The debugger does not use any of the above shorthands. It always specifies the memory size explicitly, and it always uses square brackets to indicate a memory access. These two instructions are quite different:

    MOV     DWORD PTR [eax], 0              ; *(int32_t*)eax = 0
    MOV     eax, 0                          ; eax = 0

Next time, we'll look at the flags register.

¹ It is technically legal to use 16-bit registers to calculate the effective address, but your options are much more limited. Furthermore, only the least significant 16 bits of the result are used as the effective address, so the exercise is already pointless because the bottom 64KB of address space is left unmapped. You went to all the effort of calculating an address that cannot be used.

² You might wonder why we specify that the immediate is signed, since there is no sign extension from a 32-bit value to a 32-bit value. But the disassembler knows that it's signed, because it displays values greater than 7FFFFFFFFh as negative offsets.

³ Note that other assemblers, most notably NASM, follow different rules from the Microsoft assembler (MASM).

Comments (12)
  1. kantos says:

    And people wonder why MSVC didn’t support LEA for so long.
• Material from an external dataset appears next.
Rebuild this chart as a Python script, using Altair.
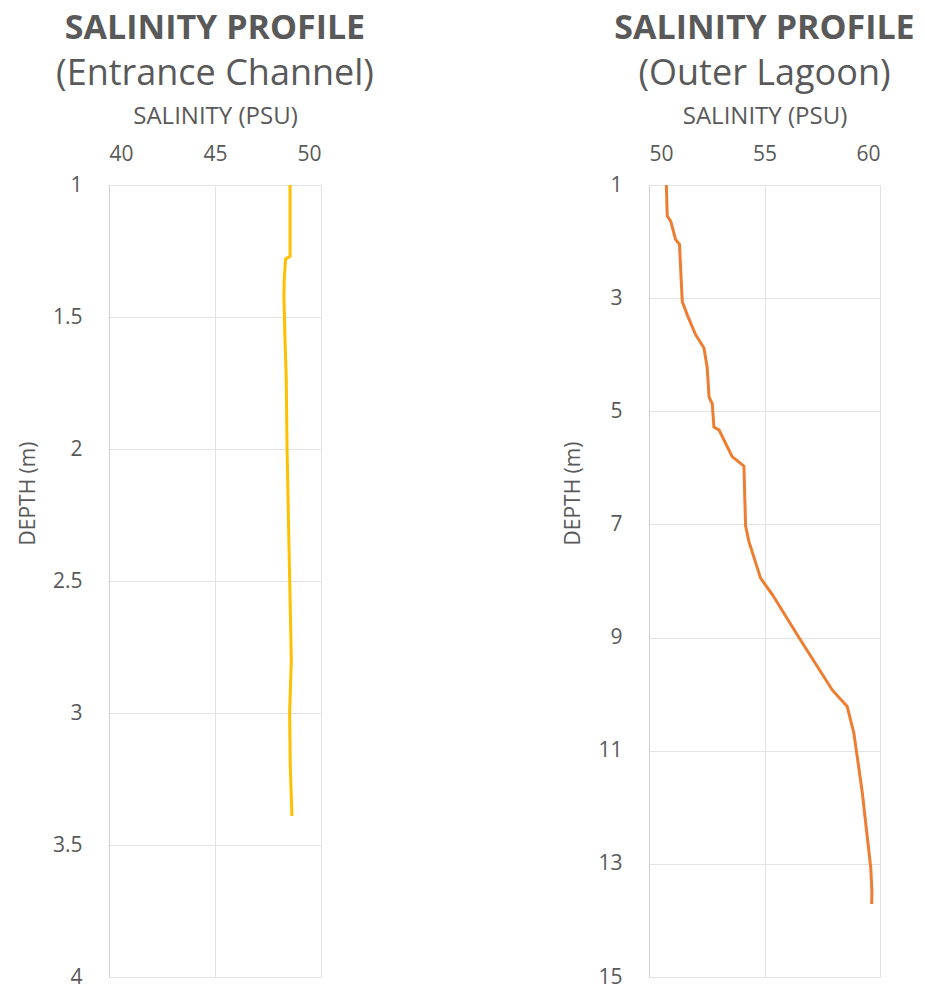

The fact of the matter was that except for fused integer multiply adds or using the AGU to widen pipeline support it wasn’t really needed from a compiler perspective due to all of these modes. That said it does have a lot of very useful things you can do with it if you’re willing to trade an instruction to do some of those more complicated modes once, then just index using register scaled. This can actually produce smaller (due to smaller instructions later in the stream) and potentially faster code on some CPUs (read Atom, as the lookahead on the rest will precalculate these far in advance for the prefetcher).

    1. Guillaume CL says:

      You’ve reminded me of a neat LEA use I saw when I was working in compilers. We needed to multiply a value by 3 and so we used the register scaled indexed addressing mode.
      LEA [eax*2+eax], edx
      Ended up using that for a few other constants as well.

  2. Dang… having worked in MIPS assembly for so long it seems so weird to see an ISA where an opcode is so overloaded, or allows for such complex expressions. I can see how it could offer some advantages, but at the same time, it blows my mind that the CPU could decode these back in the 80’s.
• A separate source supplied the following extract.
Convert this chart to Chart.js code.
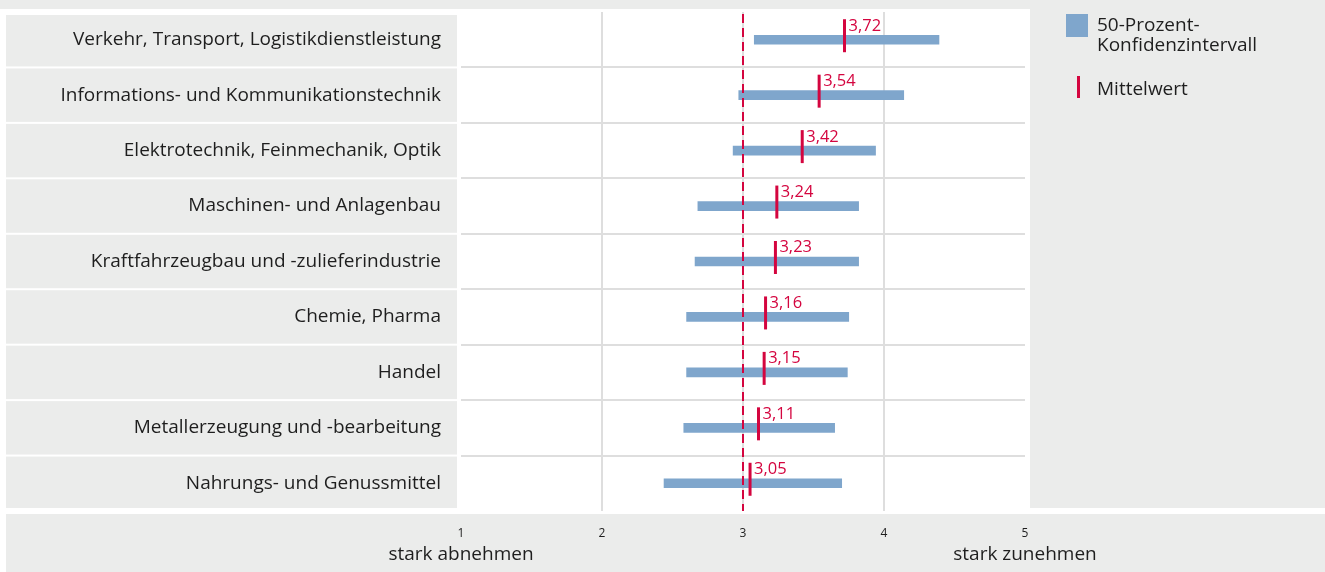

      1. New programming challenge: write a program that calculates the first ten digits of pi using only MOV.

        1. Can I do it today n C? There’s a compiler for that. https://github.com/xoreaxeaxeax/movfuscator

          I’m mildly surprised that LEA wasn’t done as a peephole optimizer earlier.
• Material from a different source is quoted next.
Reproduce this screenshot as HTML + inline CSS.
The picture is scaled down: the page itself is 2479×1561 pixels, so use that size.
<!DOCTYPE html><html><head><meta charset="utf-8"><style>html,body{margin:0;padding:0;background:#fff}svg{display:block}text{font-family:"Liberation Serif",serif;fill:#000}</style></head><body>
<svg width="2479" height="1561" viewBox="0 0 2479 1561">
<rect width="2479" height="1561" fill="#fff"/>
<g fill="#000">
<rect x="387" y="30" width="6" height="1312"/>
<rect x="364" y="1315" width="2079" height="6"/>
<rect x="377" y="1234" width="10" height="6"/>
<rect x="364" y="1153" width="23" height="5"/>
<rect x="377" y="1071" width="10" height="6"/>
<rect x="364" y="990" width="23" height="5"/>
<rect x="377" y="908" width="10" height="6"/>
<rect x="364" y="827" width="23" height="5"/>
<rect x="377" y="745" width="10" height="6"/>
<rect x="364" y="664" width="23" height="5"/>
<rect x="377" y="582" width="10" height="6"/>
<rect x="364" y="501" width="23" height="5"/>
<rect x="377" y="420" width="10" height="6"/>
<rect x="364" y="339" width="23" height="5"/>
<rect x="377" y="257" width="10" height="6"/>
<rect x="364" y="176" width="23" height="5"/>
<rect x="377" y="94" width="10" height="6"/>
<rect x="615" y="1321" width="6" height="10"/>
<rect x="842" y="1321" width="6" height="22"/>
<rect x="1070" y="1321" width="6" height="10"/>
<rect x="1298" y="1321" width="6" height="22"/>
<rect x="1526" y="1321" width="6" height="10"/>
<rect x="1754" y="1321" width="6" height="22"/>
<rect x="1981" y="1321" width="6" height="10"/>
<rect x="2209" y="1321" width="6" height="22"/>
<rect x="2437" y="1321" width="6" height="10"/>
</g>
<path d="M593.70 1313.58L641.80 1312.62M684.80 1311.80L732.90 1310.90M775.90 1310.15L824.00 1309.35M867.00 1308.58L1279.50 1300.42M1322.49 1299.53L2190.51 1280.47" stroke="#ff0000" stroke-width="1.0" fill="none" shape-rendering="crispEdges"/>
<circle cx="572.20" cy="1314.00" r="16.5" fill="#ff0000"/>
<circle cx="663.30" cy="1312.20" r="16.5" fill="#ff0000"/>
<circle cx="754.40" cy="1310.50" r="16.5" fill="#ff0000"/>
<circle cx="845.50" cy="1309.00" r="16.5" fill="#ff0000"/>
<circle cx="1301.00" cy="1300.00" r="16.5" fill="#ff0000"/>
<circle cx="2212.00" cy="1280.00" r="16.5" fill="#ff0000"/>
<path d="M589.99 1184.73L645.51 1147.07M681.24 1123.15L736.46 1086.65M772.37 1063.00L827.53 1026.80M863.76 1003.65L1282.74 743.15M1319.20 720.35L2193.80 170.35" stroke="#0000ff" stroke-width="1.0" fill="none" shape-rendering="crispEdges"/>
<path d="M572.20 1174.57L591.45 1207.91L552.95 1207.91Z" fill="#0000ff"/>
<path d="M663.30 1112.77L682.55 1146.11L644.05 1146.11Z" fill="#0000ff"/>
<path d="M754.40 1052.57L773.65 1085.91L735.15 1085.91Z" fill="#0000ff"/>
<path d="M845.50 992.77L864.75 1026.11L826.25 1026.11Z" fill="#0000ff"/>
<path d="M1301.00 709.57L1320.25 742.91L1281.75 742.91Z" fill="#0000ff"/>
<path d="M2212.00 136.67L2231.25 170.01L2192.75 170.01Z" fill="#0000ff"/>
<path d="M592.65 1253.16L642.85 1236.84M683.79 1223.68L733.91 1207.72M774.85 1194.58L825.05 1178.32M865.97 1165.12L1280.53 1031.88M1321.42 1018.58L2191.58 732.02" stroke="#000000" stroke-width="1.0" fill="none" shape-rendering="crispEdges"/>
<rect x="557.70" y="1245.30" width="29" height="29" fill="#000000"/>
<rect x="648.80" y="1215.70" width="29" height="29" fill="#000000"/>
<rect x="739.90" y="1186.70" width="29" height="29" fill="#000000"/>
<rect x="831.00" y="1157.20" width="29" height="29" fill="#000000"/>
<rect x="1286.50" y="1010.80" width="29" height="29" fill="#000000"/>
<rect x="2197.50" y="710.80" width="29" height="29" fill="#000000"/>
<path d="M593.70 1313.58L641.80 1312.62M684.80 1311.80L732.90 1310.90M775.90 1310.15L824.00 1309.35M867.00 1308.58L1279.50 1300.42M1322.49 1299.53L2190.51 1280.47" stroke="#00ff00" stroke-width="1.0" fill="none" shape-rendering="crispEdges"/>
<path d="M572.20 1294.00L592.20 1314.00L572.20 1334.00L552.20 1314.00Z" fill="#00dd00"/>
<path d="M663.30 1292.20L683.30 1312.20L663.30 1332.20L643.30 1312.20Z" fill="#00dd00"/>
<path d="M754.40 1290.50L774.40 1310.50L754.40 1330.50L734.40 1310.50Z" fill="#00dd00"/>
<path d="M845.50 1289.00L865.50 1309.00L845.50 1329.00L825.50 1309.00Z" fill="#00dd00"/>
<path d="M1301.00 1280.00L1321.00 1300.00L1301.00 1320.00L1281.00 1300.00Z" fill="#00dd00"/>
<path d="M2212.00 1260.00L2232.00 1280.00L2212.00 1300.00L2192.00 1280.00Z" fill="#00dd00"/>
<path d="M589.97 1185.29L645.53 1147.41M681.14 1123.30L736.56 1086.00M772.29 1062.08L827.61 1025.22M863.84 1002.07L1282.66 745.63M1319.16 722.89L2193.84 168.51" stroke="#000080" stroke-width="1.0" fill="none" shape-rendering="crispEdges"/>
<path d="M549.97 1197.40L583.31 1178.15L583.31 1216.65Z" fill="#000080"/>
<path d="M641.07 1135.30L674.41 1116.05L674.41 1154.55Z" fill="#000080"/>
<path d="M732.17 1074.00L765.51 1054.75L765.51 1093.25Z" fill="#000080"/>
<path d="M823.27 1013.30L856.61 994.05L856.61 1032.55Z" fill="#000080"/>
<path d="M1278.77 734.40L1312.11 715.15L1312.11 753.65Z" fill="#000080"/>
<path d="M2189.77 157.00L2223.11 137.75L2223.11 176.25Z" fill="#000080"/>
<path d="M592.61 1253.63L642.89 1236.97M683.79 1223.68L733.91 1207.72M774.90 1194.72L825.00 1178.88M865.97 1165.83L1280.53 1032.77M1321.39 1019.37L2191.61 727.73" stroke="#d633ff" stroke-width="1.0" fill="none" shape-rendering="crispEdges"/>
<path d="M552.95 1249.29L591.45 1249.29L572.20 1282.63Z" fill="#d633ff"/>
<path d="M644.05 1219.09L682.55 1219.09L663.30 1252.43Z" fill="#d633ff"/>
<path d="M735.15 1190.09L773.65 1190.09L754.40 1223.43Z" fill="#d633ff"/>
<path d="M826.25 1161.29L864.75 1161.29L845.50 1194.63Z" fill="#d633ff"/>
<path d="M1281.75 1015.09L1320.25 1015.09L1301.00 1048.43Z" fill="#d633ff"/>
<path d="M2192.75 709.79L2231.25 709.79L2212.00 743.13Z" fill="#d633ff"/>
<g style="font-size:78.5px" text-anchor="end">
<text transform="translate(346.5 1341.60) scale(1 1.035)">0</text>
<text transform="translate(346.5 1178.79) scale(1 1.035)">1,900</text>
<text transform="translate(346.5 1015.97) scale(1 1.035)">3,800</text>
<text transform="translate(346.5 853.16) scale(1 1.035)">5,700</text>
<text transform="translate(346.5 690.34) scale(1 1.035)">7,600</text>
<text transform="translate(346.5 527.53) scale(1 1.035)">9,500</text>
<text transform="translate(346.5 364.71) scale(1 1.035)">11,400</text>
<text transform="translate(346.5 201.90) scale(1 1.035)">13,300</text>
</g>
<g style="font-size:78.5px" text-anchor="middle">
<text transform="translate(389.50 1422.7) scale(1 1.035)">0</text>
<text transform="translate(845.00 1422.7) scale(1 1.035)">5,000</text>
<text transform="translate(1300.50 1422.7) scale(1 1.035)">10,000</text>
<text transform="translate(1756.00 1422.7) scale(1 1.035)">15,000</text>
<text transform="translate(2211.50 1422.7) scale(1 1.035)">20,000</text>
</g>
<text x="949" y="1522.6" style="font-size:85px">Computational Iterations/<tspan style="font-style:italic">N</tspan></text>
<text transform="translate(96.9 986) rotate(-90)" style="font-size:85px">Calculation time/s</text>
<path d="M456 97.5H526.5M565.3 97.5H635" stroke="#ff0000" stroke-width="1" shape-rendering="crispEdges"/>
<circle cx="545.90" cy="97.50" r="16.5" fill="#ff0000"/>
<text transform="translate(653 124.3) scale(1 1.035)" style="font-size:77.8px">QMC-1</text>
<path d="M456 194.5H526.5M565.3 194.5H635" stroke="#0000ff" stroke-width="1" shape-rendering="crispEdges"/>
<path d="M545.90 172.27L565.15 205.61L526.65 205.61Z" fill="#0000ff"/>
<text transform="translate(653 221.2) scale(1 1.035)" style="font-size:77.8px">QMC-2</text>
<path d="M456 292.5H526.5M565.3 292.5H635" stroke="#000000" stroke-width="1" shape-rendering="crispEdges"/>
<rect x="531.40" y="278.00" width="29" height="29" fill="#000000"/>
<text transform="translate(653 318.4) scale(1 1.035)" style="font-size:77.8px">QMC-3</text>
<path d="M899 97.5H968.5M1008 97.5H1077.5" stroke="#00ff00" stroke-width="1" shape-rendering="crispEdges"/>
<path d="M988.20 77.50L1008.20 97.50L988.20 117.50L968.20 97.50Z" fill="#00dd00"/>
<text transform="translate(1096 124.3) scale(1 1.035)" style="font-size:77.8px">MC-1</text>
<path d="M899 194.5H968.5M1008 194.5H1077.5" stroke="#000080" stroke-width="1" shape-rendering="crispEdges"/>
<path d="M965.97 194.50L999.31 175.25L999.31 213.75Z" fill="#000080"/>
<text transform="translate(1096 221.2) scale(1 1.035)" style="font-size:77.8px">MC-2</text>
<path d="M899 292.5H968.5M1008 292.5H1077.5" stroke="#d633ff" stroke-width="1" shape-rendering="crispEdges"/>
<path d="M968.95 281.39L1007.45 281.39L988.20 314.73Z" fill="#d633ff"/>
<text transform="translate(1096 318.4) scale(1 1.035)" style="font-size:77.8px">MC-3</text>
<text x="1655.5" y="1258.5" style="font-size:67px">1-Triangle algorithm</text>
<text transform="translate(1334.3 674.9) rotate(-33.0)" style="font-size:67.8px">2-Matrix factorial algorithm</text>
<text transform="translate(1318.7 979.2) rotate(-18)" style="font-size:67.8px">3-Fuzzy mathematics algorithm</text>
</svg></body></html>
          1. The fact that this exists is both hilarious and mildly horrifying.

  3. Erik F says:

    I’m glad that the 386 relaxed the restrictions on which registers could be used for indirect memory accesses. I remember having to make sure that BX (or SI, or DI) was available, which was sometimes a pain.

  4. Yuuu can do a lot with limited gate counts using microcode. Just don’t expect to be doing it fast…

    1. My phone seems to think “you” is spelled “yuuu”…

      1. RKPatrick says:

        We all got suckered into buying repackaged Apple Newtons.

  5. hyperman_ says:

    There is a fun edge case here: If the base of the SIB byte is ESP or EBP, the instruction will use the SS: segment register instead of the DS: register.

    Whle writing this, i start to wonder if this doesnt allow a lot of funny edge cases, like [EBP+EBP] uses SS but [2*EBP] uses DS. [EBP+EAX] might be SS:[EBP+EAX*1] or DS:[EAX+EBP*1]

    A second fun one: thins like [EAX*5] are possible in some assemblers, as it is translated as [EAX+EAX*4].